Wir erreichen bis zu 50 Prozent weniger Volumen bei den Komponenten, reduzieren das Engineering um 30 bis 50 Prozent vereinfachen und realisieren eine Produktivitätssteigerung von 10 Prozent. Das haben wir uns auf die Fahne geschrieben, bevor wir angefangen haben zu entwickeln. So ist beispielsweise die Ctrl X Core so klein geworden, dass wir das Gehäuse etwas vergrößern mussten, um ein gewisses Produktdesign zu ermöglichen. Zudem sind fast keine Softwareinstallationen erforderlich, es funktioniert alles webbasiert. Jede Komponente bringt ihr Engineering mit.
Zum Abschluss ein Blick in die Zukunft: Wie sieht Ihre Vision für Ctrl X Automation aus?

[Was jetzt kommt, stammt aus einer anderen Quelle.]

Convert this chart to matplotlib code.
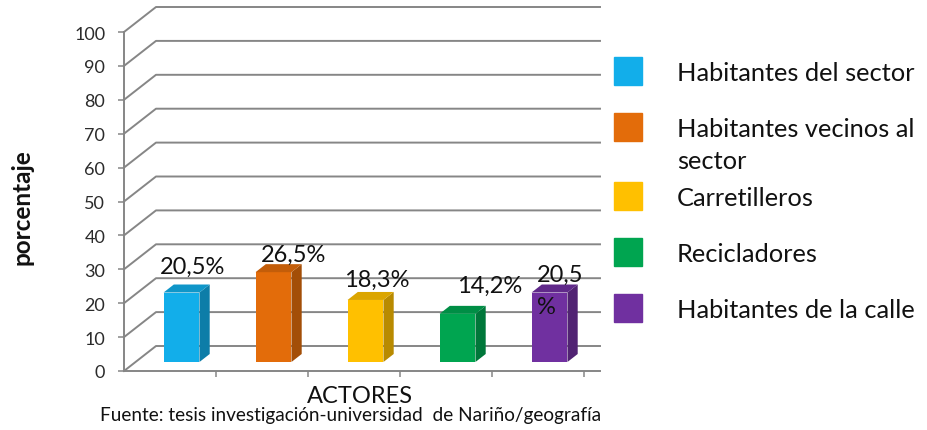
import matplotlib.pyplot as plt
import numpy as np
from matplotlib.colors import to_rgb
from matplotlib.patches import Polygon, Rectangle

plt.rcParams["font.family"] = ["Lato", "DejaVu Sans"]

# =========================
# 数据
# =========================
actores = [
    "Habitantes del sector",
    "Habitantes vecinos al\nsector",
    "Carretilleros",
    "Recicladores",
    "Habitantes de la calle",
]
porcentajes = [20.5, 26.5, 18.3, 14.2, 20.5]
etiquetas = ["20,5%", "26,5%", "18,3%", "14,2%", "20,5\n%"]
colores = ["#12AEEA", "#E36C0A", "#FFC000", "#00A550", "#7030A0"]

W, H = 928, 431
GRID = "#868686"
TXT = "#111111"

fig = plt.figure(figsize=(W / 100, H / 100), dpi=100)

# 主坐标轴：x 为类别槽位 (0..5)，y 为百分比
ax = fig.add_axes([124 / W, 59 / H, 460 / W, 339 / H])
ax.set_xlim(0, 5)
ax.set_ylim(0, 100)

px_x = 460 / 5      # 每个 x 单位的像素
px_y = 339 / 100    # 每个 y 单位的像素
DX = 32 / px_x      # 背墙深度偏移
DY = 25 / px_y
XEND = 476 / px_x   # 背墙和地板右端

# 背墙网格线（含斜线）
for y in range(0, 101, 10):
    ax.plot([0, DX, XEND], [y, y + DY, y + DY], color=GRID, lw=1.4,
            clip_on=False, zorder=1)
ax.plot([0, XEND], [0, 0], color=GRID, lw=1.4, clip_on=False, zorder=1)

for s in ["top", "right", "bottom"]:
    ax.spines[s].set_visible(False)
ax.spines["left"].set_color(GRID)
ax.spines["left"].set_linewidth(1.4)
ax.patch.set_alpha(0)

ax.set_yticks(range(0, 101, 10))
ax.tick_params(axis="y", length=4.5, width=1.1, color=GRID, pad=9,
               labelsize=13, labelcolor="#2b2b2b")
ax.set_xticks(range(1, 6))
ax.set_xticklabels([])
ax.tick_params(axis="x", length=4, width=1.1, color=GRID)

# =========================
# 3D 柱体
# =========================
f = 0.36          # 柱体正面所在深度
g = 0.32          # 柱体厚度
bw = 0.39         # 柱宽
x = np.arange(len(porcentajes)) + 0.5 + f * DX
y0 = f * DY

ax.bar(x, porcentajes, width=bw, bottom=y0, color=colores, zorder=3)

for xc, v, c in zip(x, porcentajes, colores):
    rgb = np.array(to_rgb(c))
    xl, xr = xc - bw / 2, xc + bw / 2
    top = y0 + v
    side = Polygon([(xr, y0), (xr + g * DX, y0 + g * DY),
                    (xr + g * DX, top + g * DY), (xr, top)],
                   closed=True, color=rgb * 0.72, lw=0, zorder=3)
    lid = Polygon([(xl, top), (xl + g * DX, top + g * DY),
                   (xr + g * DX, top + g * DY), (xr, top)],
                  closed=True, color=rgb * 0.86, lw=0, zorder=3)
    ax.add_patch(side)
    ax.add_patch(lid)

# 数据标签（像素微调；多行标签以最后一行基线定位）
lab_dx = [6, 15, 6, 27, 0]
lab_dy = [12, 3, 6, 14, -28]
for i, (xc, v, t) in enumerate(zip(x, porcentajes, etiquetas)):
    top = y0 + v + g * DY
    if "\n" in t:
        ax.text(xc - bw / 2 + 5 / px_x, top + lab_dy[i] / px_y, t,
                ha="left", va="baseline", fontsize=17, color=TXT,
                linespacing=1.6, zorder=5)
    else:
        ax.text(xc + (g * DX) / 2 + lab_dx[i] / px_x, top + lab_dy[i] / px_y,
                t, ha="center", va="baseline", fontsize=17, color=TXT,
                zorder=5)

# =========================
# 文字与图例（像素坐标画布）
# =========================
cv = fig.add_axes([0, 0, 1, 1])
cv.set_xlim(0, W)
cv.set_ylim(H, 0)
cv.axis("off")

cv.text(22, 207, "porcentaje", rotation=90, ha="center", va="center",
        fontsize=17.5, fontweight="bold", color=TXT)
cv.text(360, 397, "ACTORES", ha="center", va="center", fontsize=17,
        color=TXT)
cv.text(100, 416, "Fuente: tesis investigación-universidad  de Nariño/geografía",
        ha="left", va="center", fontsize=13.7, color=TXT)

fs_leg = 18.3
row = 72
for nombre, c in zip(actores, colores):
    cv.add_patch(Rectangle((614, row - 14), 28, 28, color=c))
    cv.text(677, row - 0.41 * fs_leg / 0.72, nombre, ha="left", va="top",
            fontsize=fs_leg, color=TXT, linespacing=1.52)
    row += 56 + (13 if "\n" in nombre else 0)

fig.savefig("out.png", dpi=100)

Wir wollen OT und IT miteinander verbinden. Schon jetzt haben wir die Erfahrung gemacht, dass die Plattform das Potenzial hat, die Automatisierung nachhaltig zu verändern. Es handelt sich nicht nur um keine neue Produktplattform von Bosch Rexroth. Unsere Vision ist, eine konsequent offene Lösung. Das heißt, dass wir auch das Ende von proprietären Systemen einleiten wollen.